The board of directors of Hines Real Estate Investment Trust Inc., a publicly registered non-traded REIT, unanimously voted to approve a plan for liquidation and dissolution of the company.
The plan, which is subject to stockholder approval, includes Hines REIT entering into a definitive agreement to sell seven West Coast office assets in a cash transaction for approximately $1.2 billion to an affiliate of Blackstone Real Estate Partners VIII. The company noted that the plan takes advantage of the current strong demand for high-quality assets by institutional buyers.
Additionally, Hines REIT is currently in the process of selling its interests in and liquidating the remaining assets that comprise its portfolio, including Chase Tower in Dallas, 321 North Clark in Chicago and a grocery-anchored retail portfolio located primarily in the southeastern United States.
As a result of the plan of liquidation and dissolution of the company, it is estimated that the net proceeds to be distributed to stockholders will approximate $6.35 to $6.65 per share of common stock.

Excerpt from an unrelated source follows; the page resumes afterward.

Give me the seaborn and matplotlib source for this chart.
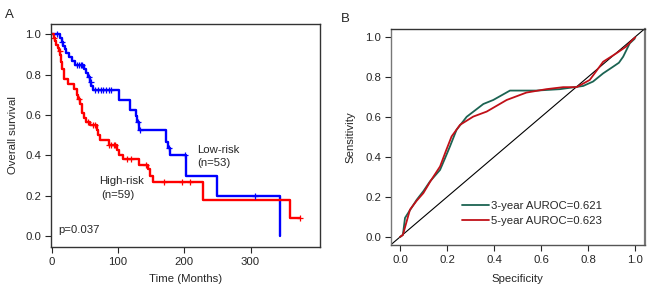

Hines REIT previously distributed $1.01 per share from July 2011 through April 2013 which was designated as partial return of invested capital. Shares were originally priced between $10.00 and $10.40 each.
“When we first launched Hines REIT in 2003, it was structured as a perpetual life vehicle, much like many institutional funds,” said Sherri Schugart, president and chief executive officer of Hines REIT. “Impacts from the great recession caused us to close the fund to new investors in 2009, so we began considering other options that could provide the best opportunities for enhancing stockholder value through the following economic recovery.

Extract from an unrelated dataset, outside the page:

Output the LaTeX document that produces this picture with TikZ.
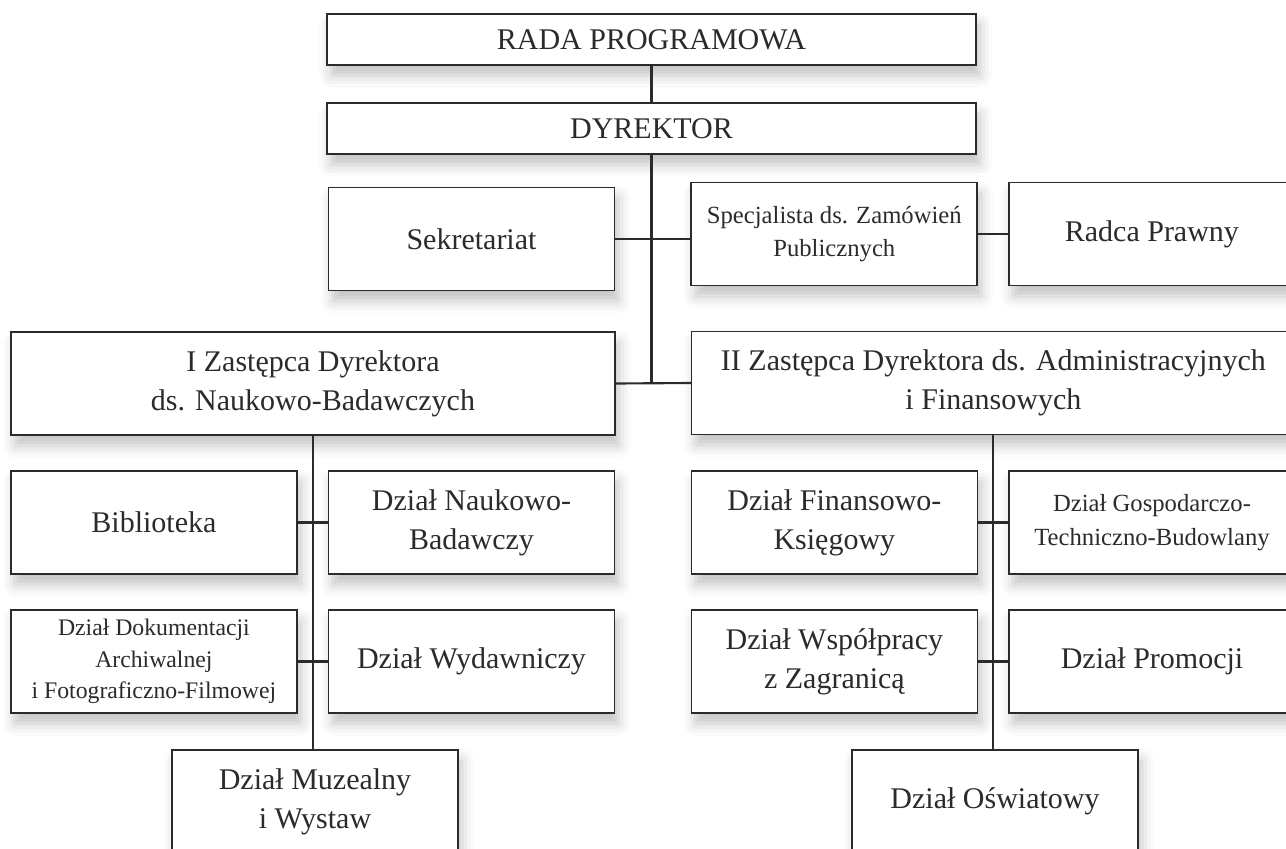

She added, “By making strategic asset sales and redeploying proceeds into class A West Coast office properties over the last several years, we’ve been able to add to the overall quality and concentration of our portfolio, sustain attractive distributions to investors, and increase our net asset value per share. After our management and board of directors considered a variety of strategic alternatives to maximize stockholder value through a liquidity event, we are confident that the plan of liquidation achieves that goal.”
The company will cease paying regular quarterly distributions after payment of distributions declared for the second quarter of 2016. It expects to make final distributions to its stockholders on or before December 31, 2016.
The transaction with Blackstone is structured as an asset purchase of approximately 3 million square feet of office properties and includes Howard Hughes Center in Los Angeles, CA; Daytona Buildings in Redmond, WA; Laguna Buildings in Redmond, WA; 5th and Bell in Seattle, WA; 2100 Powell in Emeryville, CA; 2851 Junction Avenue in San Jose, CA; and 1900 and 2000 Alameda in San Mateo, CA.
The Eastdil Secured group of Wells Fargo Securities acted as financial advisor to Hines REIT on the transaction and Robert A. Stanger & Co. provided certain financial advisory services to the board of directors.
Hines REIT, which invests in commercial real estate with a focus on multifamily properties, went effective in June 2004 and raised $2.3 billion in investor equity prior to closing its offering. In total, the company has acquired interests in 66 properties since its inception and has sold its interests in 42 of those properties, as of June 30, 2016.
As reported by The DI Wire in May, another non-traded REIT sponsored by the company, Hines Global REIT, hired Lazard Ltd. to advise on the sale of its 43-property portfolio.